# Audi / Peugeot Rivalry 2010 at an End? Word Is R15 vs. 908 Battles Could Be Over.



## [email protected] (Apr 9, 2004)

As we packed up our gear to head out of the Le Mans circuit on Sunday following Audi's awesome 1-2-3 victory at Le Mans in the wake of continued engine failures from the speed dominating Peugeots we found ourselves amidst a really interesting conversation with a person "in-the-know" with Peugeot and what he told us, if true, is quite significant.

Not surprisingly, Peugeot was not pleased with the trouncing they received at the 24 Hours of Le Mans. With such a blistering pace at their disposal, the race was seemingly their to lose. In the end, reliability reigned supreme and that strategy helped Audi win the race. Clearly three of the four Peugeots going out with similar problems the car clearly needs additional development to assure a successful continuation of the season. 

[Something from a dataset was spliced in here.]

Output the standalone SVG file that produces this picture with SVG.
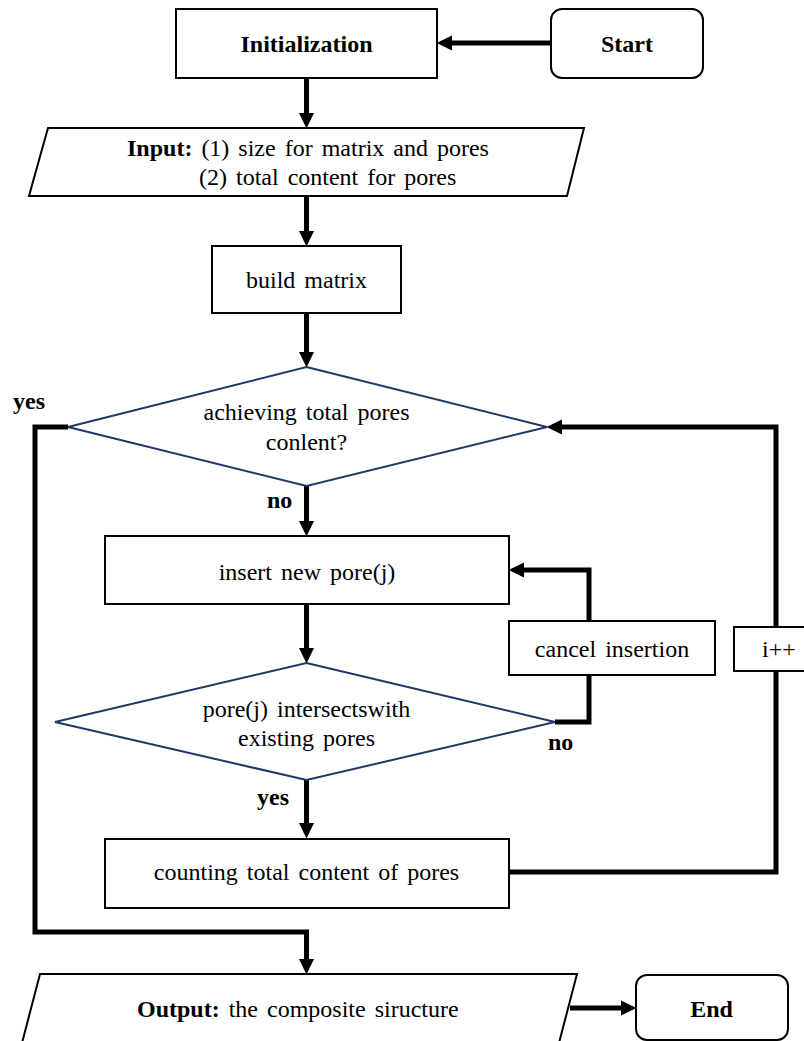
<svg xmlns="http://www.w3.org/2000/svg" width="804" height="1041" viewBox="0 0 804 1041">
<style>
.box{fill:#fff;stroke:#000;stroke-width:2}
.dia{fill:#fff;stroke:#1f3864;stroke-width:2}
.t{font-family:"Liberation Serif","Times New Roman",serif;font-size:24px;fill:#000;word-spacing:3px}
.c{text-anchor:middle}
.b{font-weight:bold}
.con{fill:none;stroke:#000;stroke-width:5;stroke-linejoin:miter}
</style>
<defs>
<marker id="ah" markerUnits="userSpaceOnUse" markerWidth="16" markerHeight="16" refX="0" refY="8" orient="auto" viewBox="0 0 16 16">
<path d="M0,0.5 L15.5,8 L0,15.5 z" fill="#000"/>
</marker>
</defs>
<rect width="804" height="1041" fill="#fff"/>
<g id="connectors">
<path class="con" d="M551,43 L452,43" marker-end="url(#ah)"/>
<path class="con" d="M306.5,78 L306.5,113" marker-end="url(#ah)"/>
<path class="con" d="M306.5,196 L306.5,231" marker-end="url(#ah)"/>
<path class="con" d="M306.5,313 L306.5,352" marker-end="url(#ah)"/>
<path class="con" d="M306.5,486 L306.5,521" marker-end="url(#ah)"/>
<path class="con" d="M306.5,604 L306.5,648" marker-end="url(#ah)"/>
<path class="con" d="M555,722 L589,722 L589,570 L524,570" marker-end="url(#ah)"/>
<path class="con" d="M306.5,780 L306.5,823" marker-end="url(#ah)"/>
<path class="con" d="M509,872 L776,872 L776,427 L562,427" marker-end="url(#ah)"/>
<path class="con" d="M68,427 L35,427 L35,932 L306.5,932 L306.5,959" marker-end="url(#ah)"/>
<path class="con" d="M570,1008 L621,1008" marker-end="url(#ah)"/>
</g>
<g id="start">
<rect class="box" x="551" y="9" width="152" height="69" rx="11"/>
<text class="t c b" x="627" y="52">Start</text>
</g>
<g id="init">
<rect class="box" x="176" y="9" width="261" height="69"/>
<text class="t c b" x="306.5" y="52">Initialization</text>
</g>
<g id="input">
<path class="box" d="M48,128 L584,128 L567,196 L29,196 z"/>
<text class="t" x="127" y="156"><tspan class="b">Input:</tspan> (1) size for matrix and pores</text>
<text class="t" x="199" y="185">(2) total content for pores</text>
</g>
<g id="build">
<rect class="box" x="212" y="246" width="189" height="67"/>
<text class="t c" x="306.5" y="288">build matrix</text>
</g>
<g id="check-total">
<path class="dia" d="M306.5,367 L547,427 L306.5,486 L68,427 z"/>
<text class="t c" x="306.5" y="420">achieving total pores</text>
<text class="t c" x="306.5" y="450">conlent?</text>
</g>
<g id="insert">
<rect class="box" x="105" y="536" width="404" height="68"/>
<text class="t c" x="307" y="580">insert new pore(j)</text>
</g>
<g id="check-intersect">
<path class="dia" d="M306.5,663 L555,722 L306.5,780 L55,722 z"/>
<text class="t c" x="306.5" y="717">pore(j) intersectswith</text>
<text class="t c" x="306.5" y="746">existing pores</text>
</g>
<g id="cancel">
<rect class="box" x="509" y="621" width="206" height="54"/>
<text class="t c" x="612" y="657">cancel insertion</text>
</g>
<g id="iplus">
<rect class="box" x="734" y="627" width="80" height="44"/>
<text class="t" x="762" y="657">i++</text>
</g>
<g id="counting">
<rect class="box" x="105" y="839" width="404" height="69"/>
<text class="t c" x="306.5" y="880">counting total content of pores</text>
</g>
<g id="output">
<path class="box" d="M40,974 L577,974 L559,1043 L22,1043 z"/>
<text class="t" x="137" y="1017"><tspan class="b">Output:</tspan> the composite siructure</text>
</g>
<g id="end">
<rect class="box" x="636" y="975" width="152" height="65" rx="11"/>
<text class="t c b" x="711.5" y="1017">End</text>
</g>
<g id="labels">
<text class="t b" x="13" y="409">yes</text>
<text class="t b" x="267" y="508">no</text>
<text class="t b" x="548" y="750">no</text>
<text class="t b" x="257" y="805">yes</text>
</g>
</svg>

According to our source, this won't happen. All resources will go toward development of the all-new 2011 Peugeot prototype that is expected to compete against the upcoming Audi R18. The 908 is "one for the museum" we were told, and that Peugeot Sport will not return to face Audi at key Intercontinental Cup races like Petit Le Mans this year. We neglected to ask about a continuation in the Le Mans Series in Europe where Peugeot is a staple and where 908s racing on Sunday directly help sell road-going Peugeots on Monday. Dropping Petit isn't all that critical on the sales side so is perhaps a more likely scenario. Granted, our source was not on the official record but his statements seem logical.


----------



## Scott (Mar 6, 2004)

Makes perfect sense to be, they spent a TON of money only to end up failing on a grand scale. I could not blame them one bit for chucking the whole program in the trash bin and starting on the new stuff ASAP. If the R18 does the same thing to them next year I predict that Peugeot will not return to prototype racing for at least 5 years.


----------



## [email protected] (Apr 9, 2004)

We got in on a Q&A with BMW about sportscar racing as well and they said they have no interest in going into prototype racing. They sited wanting to 'race what they build' as a reason to stick with GT2 and also the costs of prototype racing being 'nearly F1' but I still wish they would. Granted, they have less resources than Audi for this sort of thing but it would be cool to see these two German rivals head-to-head on that track.


----------



## chernaudi (Oct 6, 2006)

By Friday, Peugeot are supposed to issue a press release explaining the engine failures. Right now, theories abound that it's piston and/or turbo related. Also, if it proves to be a big enough problem, Peugeot may go back on their intent to run the LMIC and retire the 908 as a factory car.

Then again, there's rumors that Audi may run at least one more LMS race before September, and possibly(albeit a distant one) that Audi may run an ALMS race or two(if so, I'd place my money on Road America and/or Mosport), but one of the last two LMS rounds before Silverstone is far more likely.


----------